Se Eu Fosse Eu – Agrupação Teatral Amacaca – Teatro da Caixa Cultural Brasília/DF

    O complexo e fascinante universo feminino de Clarice Lispector, materializado no palco, e, uma livre adaptação de contos da escritora que quando era antiga foi depositária do ovo, que pode amar um homem de Saturno e que questionou o “inquestionável” que enquanto for inventado não existe. Em uma bela homenagem às mulheres, como a obra de Clarice, feita por mulheres, para principalmente, mulheres e para os que querem mergulhar na alma feminina, Se eu fosse eu é um grande quebra-cabeças com recortes de textos clariceanos que se encaixam perfeitamente.


    Muito bem montada, a peça passeia pelos contos, amarrando cada fragmento entre ovos, maçãs, tabus, hormônios, sangue, carne e máquina de escrever (companheira inseparável), como a força, a reflexão, o emponderamento e a emancipação da Mulher, em uma viagem dentro do coração selvagem. A peça é contínua e vai se doando ao espectador como uma mãe ao mesmo tempo que faz explodir a quarta parede para ter prazer com ele, a maternidade e a mulher, o seio e a flor, o cuidado e o desejo.


    As atuações de Camila Guerra, Rosanna Viegas e Juliana Drummond dignificam o legado do eterno Hugo Rodas, que segue vivo em nosso Teatro. O trio com essência de palco e do feminino traduzem Clarice em suas nuances e questões existenciais, tanto em diálogos fluídos como em exercícios corporais e performances. O cenário funcional e dividido em três como as atrizes e os contos principais, se fundindo da mesma forma, em uma simbiose, muito bem arquitetada pela direção.


    “Se eu fosse eu” parece representar o nosso maior perigo de viver, parece a entrada nova do desconhecimento. No entanto, tenho a intuição de que, passadas as primeiras chamadas loucuras da festa que seria, teríamos enfim a experiência do mundo. E a nossa dor, aquela que aprendemos a não sentir. Mas também seríamos por vezes tomados de um êxtase de alegria pura e legítima que mal posso adivinhar.
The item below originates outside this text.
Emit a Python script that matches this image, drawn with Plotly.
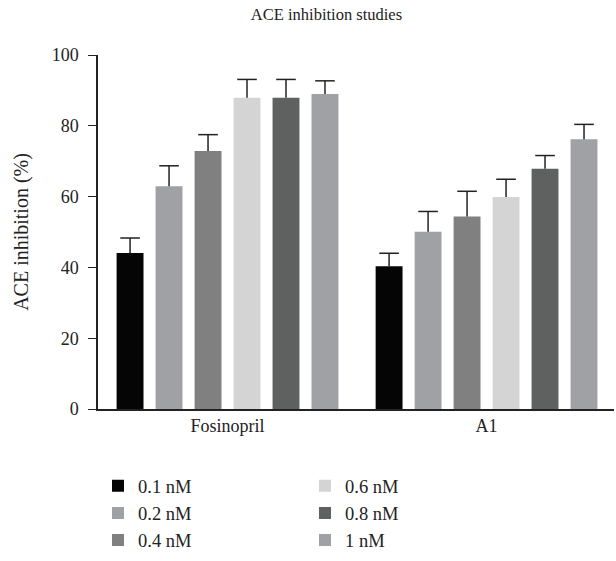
import plotly.graph_objects as go

categories = ["Fosinopril", "A1"]
series_names = ["0.1 nM", "0.2 nM", "0.4 nM", "0.6 nM", "0.8 nM", "1 nM"]
values = [
    [44.1, 40.3],
    [62.9, 50.1],
    [72.9, 54.4],
    [87.9, 59.9],
    [87.9, 67.9],
    [89.0, 76.2],
]
errors = [
    [4.2, 3.7],
    [5.8, 5.7],
    [4.6, 7.1],
    [5.2, 5.0],
    [5.2, 3.7],
    [3.7, 4.2],
]
colors = ["#050505", "#a0a1a4", "#808080", "#d4d4d4", "#5f6160", "#a0a1a4"]
legend_ranks = [1, 3, 5, 2, 4, 6]

FONT = "Liberation Serif"
INK = "#222222"

fig = go.Figure()
for i, (name, vals, col, rank) in enumerate(zip(series_names, values, colors, legend_ranks)):
    fig.add_trace(go.Bar(
        x=categories, y=vals, name=name,
        marker=dict(color=col, line=dict(width=0)),
        offsetgroup=str(i), legendrank=rank,
    ))
# upper-only error bars: cap drawn as a marker at the top, stem as a cap-less error bar
for i, (vals, errs) in enumerate(zip(values, errors)):
    fig.add_trace(go.Scatter(
        x=categories, y=[v + e for v, e in zip(vals, errs)],
        mode="markers", showlegend=False, hoverinfo="skip",
        marker=dict(symbol="line-ew", size=14, color=INK, line=dict(width=1.5, color=INK)),
        error_y=dict(type="data", array=[0] * len(errs), arrayminus=errs,
                     symmetric=False, color=INK, thickness=1.5, width=0),
        offsetgroup=str(i),
    ))

fig.update_layout(
    width=616, height=561,
    margin=dict(l=98, r=2, t=55, b=152, autoexpand=False),
    paper_bgcolor="white", plot_bgcolor="white",
    font=dict(family=FONT, size=18, color=INK),
    title=dict(text="ACE inhibition studies", x=0.53, xanchor="center",
               y=0.985, yanchor="top", font=dict(family=FONT, size=16.5, color=INK)),
    barmode="group", bargap=0.097, bargroupgap=0.31,
    scattermode="group", scattergap=0.097,
    showlegend=True,
    legend=dict(orientation="h", x=0.0, xanchor="left",
                yref="container", y=0.167, yanchor="top",
                entrywidth=162, entrywidthmode="pixels",
                font=dict(family=FONT, size=18.5, color=INK),
                traceorder="normal", itemclick=False),
)
fig.update_xaxes(
    type="category", range=[-0.5, 1.492],
    showline=True, linecolor=INK, linewidth=1.5,
    ticks="", showgrid=False, zeroline=False,
    tickfont=dict(family=FONT, size=18, color=INK),
)
fig.update_yaxes(
    range=[0, 100], tickvals=[0, 20, 40, 60, 80, 100],
    showline=True, linecolor=INK, linewidth=1.5,
    ticks="outside", ticklen=8, tickwidth=1.2, tickcolor=INK,
    ticklabelstandoff=6,
    showgrid=False, zeroline=False,
    title=dict(text="ACE inhibition (%)", standoff=18,
               font=dict(family=FONT, size=20, color=INK)),
    tickfont=dict(family=FONT, size=18, color=INK),
)

fig.write_html("out.html", config={"displayModeBar": False},
               post_script="document.body.style.margin='0';")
Não, acho que já estou de algum modo adivinhando porque me senti sorrindo e também senti uma espécie de pudor que se tem diante do que é grande demais.”


    Alegria pura e legítima! Como é bom voltar a um dos templos do Teatro da nossa Capital, o Teatro da Caixa Cultural Brasília, após um longo e sofrido inv(f)erno! 

     Sobre o processo de Se Eu fosse Eu:

    O projeto começou com laboratórios cênicos realizados na Casa abrigo da Ceilândia, em uma escola pública de São Sebastião e em outra da Estrutural. A ideia era divulgar a literatura de Clarice a partir de temas femininos que pudessem ser compartilhados. Sexualidade, aborto, maternidade e espiritualidade fazem parte desse universo. "O estímulo para entrar em contato com sua subjetividade que é um convite na obra de Clarice, um voo para dentro. Pedaços desses laboratórios entraram na dramaturgia. Então virou uma grande colagem de textos e a dramaturgia foi construída a partir desses contos", conta Camila Guerra.